* [Data rows]:

⟨

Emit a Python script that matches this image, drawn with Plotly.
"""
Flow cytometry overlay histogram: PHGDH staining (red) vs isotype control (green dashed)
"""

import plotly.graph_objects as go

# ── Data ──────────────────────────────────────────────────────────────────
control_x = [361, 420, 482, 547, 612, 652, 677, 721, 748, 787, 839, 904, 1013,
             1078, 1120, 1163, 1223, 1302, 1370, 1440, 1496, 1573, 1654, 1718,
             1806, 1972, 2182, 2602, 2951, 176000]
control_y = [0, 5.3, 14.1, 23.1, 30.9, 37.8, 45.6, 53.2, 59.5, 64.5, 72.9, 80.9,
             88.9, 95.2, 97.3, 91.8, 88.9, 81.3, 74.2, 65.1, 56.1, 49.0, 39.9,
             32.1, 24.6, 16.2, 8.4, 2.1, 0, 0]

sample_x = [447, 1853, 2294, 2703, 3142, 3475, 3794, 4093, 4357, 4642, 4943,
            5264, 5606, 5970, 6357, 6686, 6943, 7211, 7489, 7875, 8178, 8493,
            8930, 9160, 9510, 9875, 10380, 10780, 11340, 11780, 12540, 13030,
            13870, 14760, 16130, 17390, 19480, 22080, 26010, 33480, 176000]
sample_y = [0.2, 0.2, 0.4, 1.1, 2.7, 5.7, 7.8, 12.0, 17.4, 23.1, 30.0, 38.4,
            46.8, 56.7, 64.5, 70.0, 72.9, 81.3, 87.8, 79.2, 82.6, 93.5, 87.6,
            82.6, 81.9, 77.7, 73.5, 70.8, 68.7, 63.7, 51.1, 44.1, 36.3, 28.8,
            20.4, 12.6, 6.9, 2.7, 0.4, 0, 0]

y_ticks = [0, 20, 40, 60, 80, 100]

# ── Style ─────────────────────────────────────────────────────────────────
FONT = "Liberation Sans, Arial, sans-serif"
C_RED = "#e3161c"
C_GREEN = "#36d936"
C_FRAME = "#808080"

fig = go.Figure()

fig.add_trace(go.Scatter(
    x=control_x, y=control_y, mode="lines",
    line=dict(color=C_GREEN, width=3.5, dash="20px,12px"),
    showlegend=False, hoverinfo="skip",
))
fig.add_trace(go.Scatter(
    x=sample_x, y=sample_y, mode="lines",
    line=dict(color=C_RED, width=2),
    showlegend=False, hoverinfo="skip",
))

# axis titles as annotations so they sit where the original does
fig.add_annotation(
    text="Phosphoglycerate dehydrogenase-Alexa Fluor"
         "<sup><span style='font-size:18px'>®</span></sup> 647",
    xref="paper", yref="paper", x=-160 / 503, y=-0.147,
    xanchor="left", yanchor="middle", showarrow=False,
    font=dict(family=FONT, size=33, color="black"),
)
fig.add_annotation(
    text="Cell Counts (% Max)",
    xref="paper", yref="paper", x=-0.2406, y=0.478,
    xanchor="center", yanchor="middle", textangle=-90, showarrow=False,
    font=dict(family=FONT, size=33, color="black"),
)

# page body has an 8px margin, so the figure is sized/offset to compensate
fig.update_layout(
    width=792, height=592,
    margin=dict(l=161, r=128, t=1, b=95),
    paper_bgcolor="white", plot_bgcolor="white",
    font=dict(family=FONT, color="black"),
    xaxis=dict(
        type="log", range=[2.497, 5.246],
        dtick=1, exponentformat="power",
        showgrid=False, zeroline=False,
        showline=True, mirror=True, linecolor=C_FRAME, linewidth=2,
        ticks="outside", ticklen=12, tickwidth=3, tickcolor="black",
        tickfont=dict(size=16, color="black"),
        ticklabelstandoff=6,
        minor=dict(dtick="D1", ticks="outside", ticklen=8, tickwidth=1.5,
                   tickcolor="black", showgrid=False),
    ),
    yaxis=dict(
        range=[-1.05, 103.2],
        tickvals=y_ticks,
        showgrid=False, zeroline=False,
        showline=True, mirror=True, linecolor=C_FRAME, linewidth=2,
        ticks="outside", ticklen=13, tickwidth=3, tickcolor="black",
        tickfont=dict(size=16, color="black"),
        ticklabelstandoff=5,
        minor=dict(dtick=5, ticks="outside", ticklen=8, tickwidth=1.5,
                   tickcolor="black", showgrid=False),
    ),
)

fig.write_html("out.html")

⟩
⟨

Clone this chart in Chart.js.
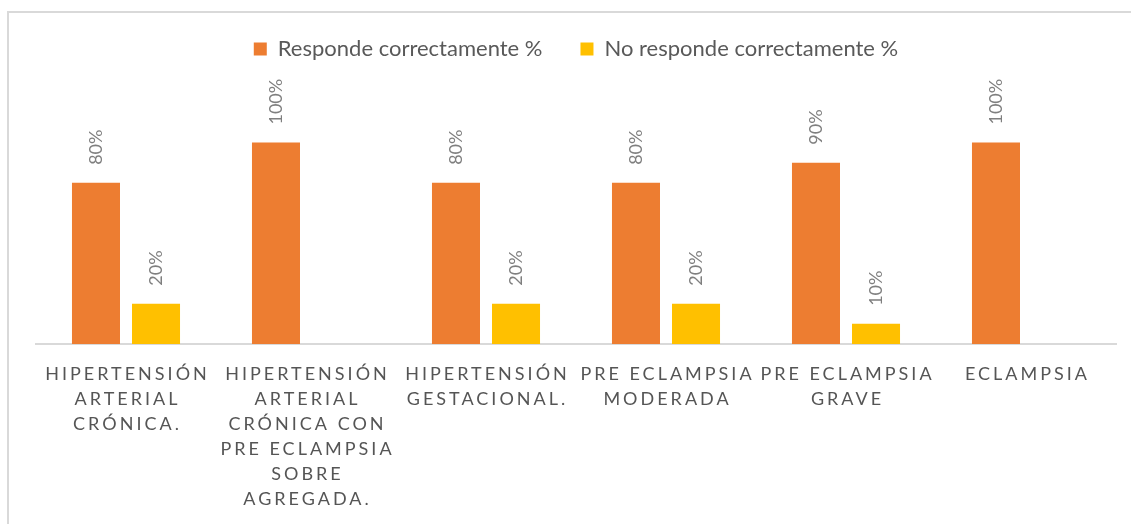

⟩

* [Instruction]: Show every line from the listing above in which the string "this" appears.

* [Answer]:
Emit a Python script that matches this image, drawn with Plotly.
Clone this chart in Chart.js.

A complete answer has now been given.